=== Objective ===
Count every line where "diagram" shows up, and give that number only.

-=-=-

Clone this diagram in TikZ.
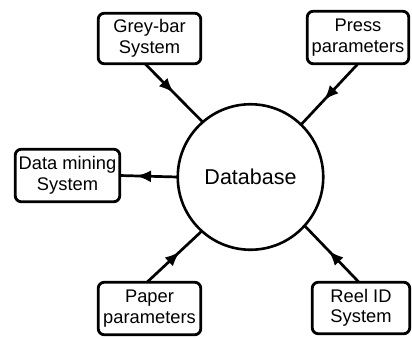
\documentclass[tikz,border=0pt]{standalone}
\usepackage{fontspec}
\setmainfont{Liberation Sans}
\usetikzlibrary{arrows.meta,decorations.markings}
\tikzset{
  box/.style={draw, line width=2.8pt, rounded corners=6pt, align=center,
    inner sep=0pt, outer sep=0pt,
    font=\fontsize{18.3}{20.5}\selectfont},
  db/.style={draw, circle, line width=2.6pt, minimum size=145.5pt, inner sep=0pt,
    outer sep=0pt, font=\fontsize{21.5}{24}\selectfont},
  link/.style={line width=2.7pt, decoration={markings,
    mark=at position #1 with {\arrow{Latex[length=15pt,width=12pt]}}},
    postaction={decorate}},
}
\begin{document}
\begin{tikzpicture}[x=1pt,y=-1pt]
\useasboundingbox (0,0) rectangle (412,338);
\node[db] (d) at (250.5,177) {Database};
\node[box, minimum width=102.5pt, minimum height=50.5pt] (gb) at (149.5,38.5) {Grey-bar\\System};
\node[box, minimum width=101.5pt, minimum height=52.5pt] (pp) at (358,37.5) {Press\\parameters};
\node[box, minimum width=104.5pt, minimum height=52.5pt] (dm) at (67.5,175.5) {Data mining\\System};
\node[box, minimum width=102.5pt, minimum height=52.5pt] (pa) at (149.5,308.5) {Paper\\parameters};
\node[box, minimum width=97.5pt, minimum height=51.5pt] (re) at (361,308) {Reel ID\\System};
\draw[link=0.5] ([xshift=-4.5pt]gb.south) -- (d.131);
\draw[link=0.6] (pp.south) -- (d.46);
\draw[link=0.72] (d.west) -- (dm.east);
\draw[link=0.6] ([xshift=-2.5pt]pa.north) -- (d.228);
\draw[link=0.56] ([xshift=-2pt]re.north) -- (d.318);
\end{tikzpicture}
\end{document}
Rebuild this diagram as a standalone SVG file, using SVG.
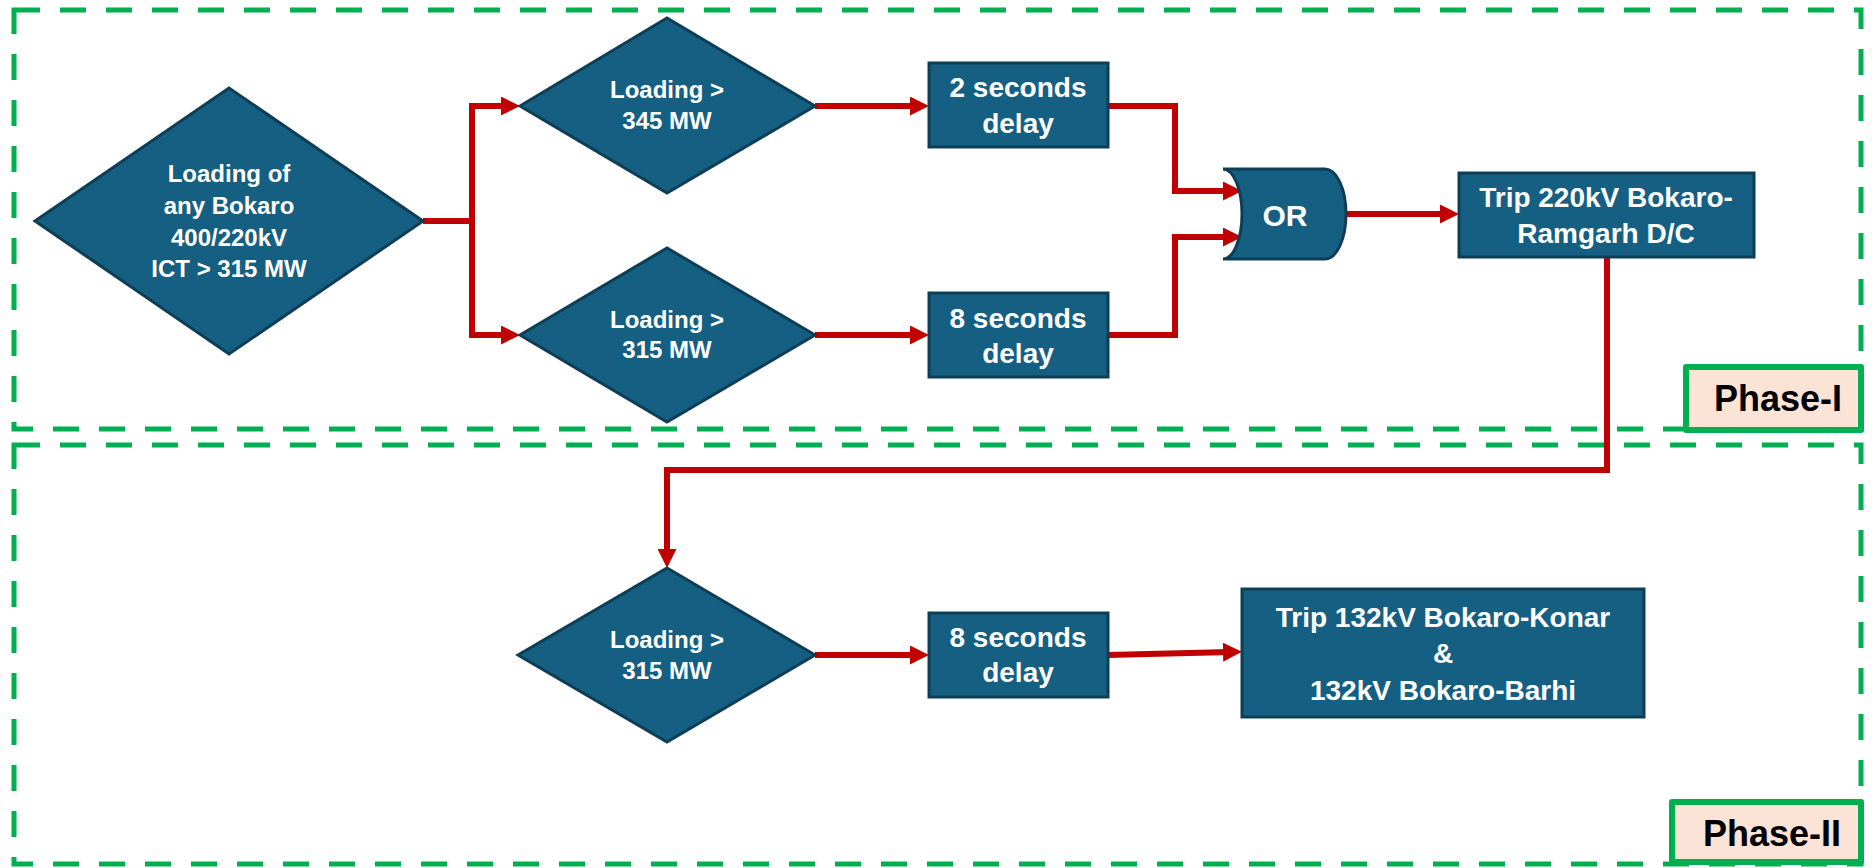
<svg xmlns="http://www.w3.org/2000/svg" width="1874" height="868" viewBox="0 0 1874 868">
  <style>
    .zone { fill: none; stroke: #00B050; stroke-width: 5; stroke-dasharray: 26 20; }
    .node { fill: #156082; stroke: #0D3E56; stroke-width: 3; }
    .lbl { fill: #FFFFFF; font-family: "Liberation Sans", Arial, sans-serif; font-weight: bold; text-anchor: middle; }
    .conn { fill: none; stroke: #C00000; stroke-width: 6; stroke-linejoin: miter; }
    .tag { fill: #FBE3D6; stroke: #00B050; stroke-width: 6; stroke-linejoin: round; }
    .tagtxt { fill: #000000; font-family: "Liberation Sans", Arial, sans-serif; font-weight: bold; font-size: 36px; text-anchor: middle; }
  </style>
  <defs>
    <marker id="arr" markerUnits="userSpaceOnUse" markerWidth="19" markerHeight="19" refX="7" refY="9.5" orient="auto">
      <path d="M0,0 L19,9.5 L0,19 Z" fill="#C00000"/>
    </marker>
  </defs>

  <rect width="1874" height="868" fill="#FFFFFF"/>

  <g id="zones">
    <rect class="zone" x="14" y="10" width="1847" height="419"/>
    <rect class="zone" x="14" y="445" width="1847" height="419"/>
  </g>

  <g id="connectors">
    <path class="conn" d="M423,221 H472 V106 H508" marker-end="url(#arr)"/>
    <path class="conn" d="M472,221 V335 H508" marker-end="url(#arr)"/>
    <path class="conn" d="M815,106 H917" marker-end="url(#arr)"/>
    <path class="conn" d="M815,335 H917" marker-end="url(#arr)"/>
    <path class="conn" d="M1108,106 H1175 V191 H1230" marker-end="url(#arr)"/>
    <path class="conn" d="M1108,335 H1175 V237 H1230" marker-end="url(#arr)"/>
    <path class="conn" d="M1346,214 H1447" marker-end="url(#arr)"/>
    <path class="conn" d="M1607,257 V470 H667 V556" marker-end="url(#arr)"/>
    <path class="conn" d="M815,655 H917" marker-end="url(#arr)"/>
    <path class="conn" d="M1108,655 L1230,652" marker-end="url(#arr)"/>
  </g>

  <g id="n_start">
    <polygon class="node" points="35,221 229,88 423,221 229,354"/>
    <text class="lbl" font-size="24" x="229" y="182">Loading of</text>
    <text class="lbl" font-size="24" x="229" y="214">any Bokaro</text>
    <text class="lbl" font-size="24" x="229" y="246">400/220kV</text>
    <text class="lbl" font-size="24" x="229" y="277">ICT &gt; 315 MW</text>
  </g>

  <g id="n_load345">
    <polygon class="node" points="520,106 667,18 815,106 667,193"/>
    <text class="lbl" font-size="24" x="667" y="98">Loading &gt;</text>
    <text class="lbl" font-size="24" x="667" y="129">345 MW</text>
  </g>

  <g id="n_load315a">
    <polygon class="node" points="520,335 667,248 815,335 667,422"/>
    <text class="lbl" font-size="24" x="667" y="328">Loading &gt;</text>
    <text class="lbl" font-size="24" x="667" y="358">315 MW</text>
  </g>

  <g id="n_delay2">
    <rect class="node" x="929" y="63" width="179" height="84"/>
    <text class="lbl" font-size="28" x="1018" y="97">2 seconds</text>
    <text class="lbl" font-size="28" x="1018" y="133">delay</text>
  </g>

  <g id="n_delay8a">
    <rect class="node" x="929" y="293" width="179" height="84"/>
    <text class="lbl" font-size="28" x="1018" y="328">8 seconds</text>
    <text class="lbl" font-size="28" x="1018" y="363">delay</text>
  </g>

  <g id="n_or">
    <path class="node" d="M1223,169 L1325,169 A21,45 0 0 1 1325,259 L1223,259 A19,45 0 0 0 1223,169 Z"/>
    <text class="lbl" font-size="30" x="1285" y="226">OR</text>
  </g>

  <g id="n_trip220">
    <rect class="node" x="1459" y="173" width="295" height="84"/>
    <text class="lbl" font-size="28" x="1606" y="207">Trip 220kV Bokaro-</text>
    <text class="lbl" font-size="28" x="1606" y="243">Ramgarh D/C</text>
  </g>

  <g id="n_load315b">
    <polygon class="node" points="518,655 667,568 815,655 667,742"/>
    <text class="lbl" font-size="24" x="667" y="648">Loading &gt;</text>
    <text class="lbl" font-size="24" x="667" y="679">315 MW</text>
  </g>

  <g id="n_delay8b">
    <rect class="node" x="929" y="613" width="179" height="84"/>
    <text class="lbl" font-size="28" x="1018" y="647">8 seconds</text>
    <text class="lbl" font-size="28" x="1018" y="682">delay</text>
  </g>

  <g id="n_trip132">
    <rect class="node" x="1242" y="589" width="402" height="128"/>
    <text class="lbl" font-size="28" x="1443" y="627">Trip 132kV Bokaro-Konar</text>
    <text class="lbl" font-size="28" x="1443" y="663">&amp;</text>
    <text class="lbl" font-size="28" x="1443" y="700">132kV Bokaro-Barhi</text>
  </g>

  <g id="tag_phase1">
    <rect class="tag" x="1686" y="367" width="175" height="63"/>
    <text class="tagtxt" x="1778" y="411">Phase-I</text>
  </g>

  <g id="tag_phase2">
    <rect class="tag" x="1672" y="802" width="189" height="60"/>
    <text class="tagtxt" x="1772" y="846">Phase-II</text>
  </g>
</svg>
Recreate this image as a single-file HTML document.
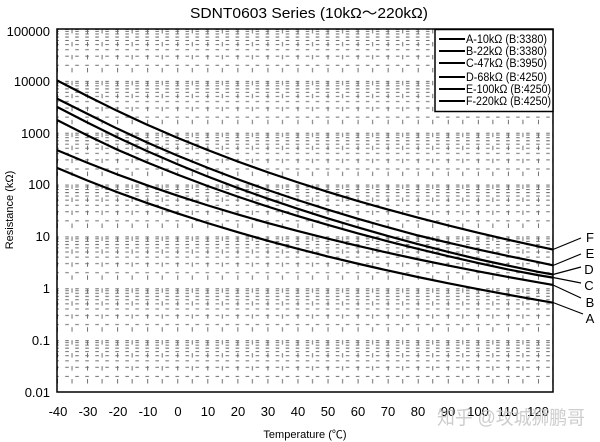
<!DOCTYPE html>
<html><head><meta charset="utf-8"><style>
html,body{margin:0;padding:0;background:#fff;}
svg{display:block;}
text{font-family:"Liberation Sans","Noto Sans CJK SC",sans-serif;}
</style></head><body>
<svg width="600" height="442" viewBox="0 0 600 442" xmlns="http://www.w3.org/2000/svg">
<defs>
<pattern id="g" patternUnits="userSpaceOnUse" x="57" y="29" width="30.06" height="51.857">
<g stroke="#6e6e6e" stroke-width="1" fill="none" stroke-dasharray="3.6 6.42" stroke-dashoffset="1.8">
<line x1="0" y1="0.5" x2="30.06" y2="0.5"/>
<line x1="0" y1="2.38" x2="30.06" y2="2.38"/>
<line x1="0" y1="5.03" x2="30.06" y2="5.03"/>
<line x1="0" y1="8.04" x2="30.06" y2="8.04"/>
<line x1="0" y1="11.51" x2="30.06" y2="11.51"/>
<line x1="0" y1="15.61" x2="30.06" y2="15.61"/>
<line x1="0" y1="20.64" x2="30.06" y2="20.64"/>
<line x1="0" y1="27.12" x2="30.06" y2="27.12"/>
<line x1="0" y1="36.25" x2="30.06" y2="36.25"/>
</g>
<g stroke="#6e6e6e" stroke-width="1" fill="none" stroke-dasharray="4.5 8.464">
<line x1="0.5" y1="0" x2="0.5" y2="51.857"/>
<line x1="15.03" y1="0" x2="15.03" y2="51.857"/>
</g>
</pattern>
</defs>

<text x="309" y="18" font-size="15" text-anchor="middle" textLength="238" lengthAdjust="spacingAndGlyphs" fill="#000">SDNT0603 Series (10kΩ～220kΩ)</text>

<rect x="57" y="29" width="496" height="363" fill="url(#g)"/>

<!-- curves -->
<g fill="none" stroke="#000" stroke-width="2.2" stroke-linejoin="round">
<polyline points="57,167.84 87.06,180.39 117.12,192.10 147.18,203.06 177.24,213.34 207.3,223.00 237.36,232.09 267.42,240.65 297.48,248.74 327.54,256.38 357.6,263.62 387.66,270.48 417.72,277.00 447.78,283.20 477.84,289.09 507.9,294.71 537.96,300.07 553,302.66"/>
<polyline points="57,150.08 87.06,162.63 117.12,174.34 147.18,185.30 177.24,195.58 207.3,205.24 237.36,214.33 267.42,222.89 297.48,230.98 327.54,238.62 357.6,245.86 387.66,252.72 417.72,259.24 447.78,265.44 477.84,271.33 507.9,276.95 537.96,282.31 553,284.90"/>
<polyline points="57,119.98 87.06,135.29 117.12,149.59 147.18,162.48 177.24,174.54 207.3,185.86 237.36,196.49 267.42,206.50 297.48,215.94 327.54,224.85 357.6,233.28 387.66,241.27 417.72,248.85 447.78,256.04 477.84,262.89 507.9,269.40 537.96,275.11 553,277.61"/>
<polyline points="57,106.85 87.06,122.35 117.12,137.25 147.18,151.15 177.24,164.16 207.3,176.35 237.36,187.80 267.42,198.56 297.48,208.71 327.54,218.30 357.6,227.36 387.66,235.93 417.72,244.07 447.78,251.79 477.84,259.13 507.9,265.62 537.96,271.78 553,274.49"/>
<polyline points="57,98.66 87.06,113.66 117.12,128.56 147.18,142.46 177.24,155.47 207.3,167.66 237.36,179.11 267.42,189.87 297.48,200.02 327.54,209.61 357.6,218.67 387.66,227.24 417.72,235.38 447.78,242.60 477.84,249.44 507.9,255.93 537.96,262.09 553,265.30"/>
<polyline points="57,80.40 87.06,95.90 117.12,110.80 147.18,124.70 177.24,137.71 207.3,149.90 237.36,161.35 267.42,172.11 297.48,182.26 327.54,191.85 357.6,200.91 387.66,209.48 417.72,217.62 447.78,225.34 477.84,232.68 507.9,239.67 537.96,246.33 553,249.54"/>
</g>

<!-- frame -->
<rect x="57" y="29" width="496" height="363" fill="none" stroke="#000" stroke-width="1.5"/>

<!-- legend -->
<rect x="435" y="29.5" width="118" height="82" fill="#fff" stroke="#000" stroke-width="1.5"/>
<g stroke="#000" stroke-width="2">
<line x1="439" y1="39" x2="465" y2="39"/>
<line x1="439" y1="51" x2="465" y2="51"/>
<line x1="439" y1="63" x2="465" y2="63"/>
<line x1="439" y1="77" x2="465" y2="77"/>
<line x1="439" y1="89" x2="465" y2="89"/>
<line x1="439" y1="101" x2="465" y2="101"/>
</g>
<g font-size="11.5" fill="#000">
<text x="466" y="43" textLength="81" lengthAdjust="spacingAndGlyphs">A-10kΩ (B:3380)</text>
<text x="466" y="55" textLength="81" lengthAdjust="spacingAndGlyphs">B-22kΩ (B:3380)</text>
<text x="466" y="67" textLength="81" lengthAdjust="spacingAndGlyphs">C-47kΩ (B:3950)</text>
<text x="466" y="81" textLength="81" lengthAdjust="spacingAndGlyphs">D-68kΩ (B:4250)</text>
<text x="466" y="93" textLength="85" lengthAdjust="spacingAndGlyphs">E-100kΩ (B:4250)</text>
<text x="466" y="105" textLength="85" lengthAdjust="spacingAndGlyphs">F-220kΩ (B:4250)</text>
</g>

<!-- leader lines -->
<g stroke="#000" stroke-width="1.2">
<line x1="553" y1="249.5" x2="581" y2="238"/>
<line x1="553" y1="265.5" x2="581" y2="254"/>
<line x1="553" y1="274.5" x2="581" y2="267"/>
<line x1="553" y1="277.5" x2="581" y2="283"/>
<line x1="553" y1="285" x2="581" y2="298"/>
<line x1="553" y1="302.5" x2="583" y2="314"/>
</g>
<g font-size="13" fill="#000" text-anchor="middle">
<text x="590" y="242">F</text>
<text x="590" y="258">E</text>
<text x="589" y="274">D</text>
<text x="589" y="290">C</text>
<text x="590" y="307">B</text>
<text x="590" y="323">A</text>
</g>

<!-- y labels -->
<g font-size="13" fill="#000" text-anchor="end">
<text x="50" y="36">100000</text>
<text x="50" y="86">10000</text>
<text x="50" y="138">1000</text>
<text x="50" y="189">100</text>
<text x="50" y="241">10</text>
<text x="50" y="293">1</text>
<text x="50" y="345">0.1</text>
<text x="50" y="397">0.01</text>
</g>

<!-- x labels -->
<g font-size="13" fill="#000" text-anchor="middle">
<text x="58" y="416">-40</text>
<text x="88" y="416">-30</text>
<text x="118" y="416">-20</text>
<text x="148" y="416">-10</text>
<text x="178" y="416">0</text>
<text x="208" y="416">10</text>
<text x="238" y="416">20</text>
<text x="268" y="416">30</text>
<text x="298" y="416">40</text>
<text x="328" y="416">50</text>
<text x="358" y="416">60</text>
<text x="388" y="416">70</text>
<text x="418" y="416">80</text>
<text x="448" y="416">90</text>
<text x="478" y="416">100</text>
<text x="508" y="416">110</text>
<text x="538" y="416">120</text>
</g>

<text x="305" y="438" font-size="11" text-anchor="middle" fill="#000">Temperature (℃)</text>
<text transform="translate(13,210) rotate(-90)" font-size="11" text-anchor="middle" fill="#000">Resistance (kΩ)</text>

<text x="437" y="424" font-size="19" fill="#c4c4c4" fill-opacity="0.85" textLength="148" lengthAdjust="spacingAndGlyphs">知乎 @攻城狮鹏哥</text>
</svg>
</body></html>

-=-=-

=== In response ===
2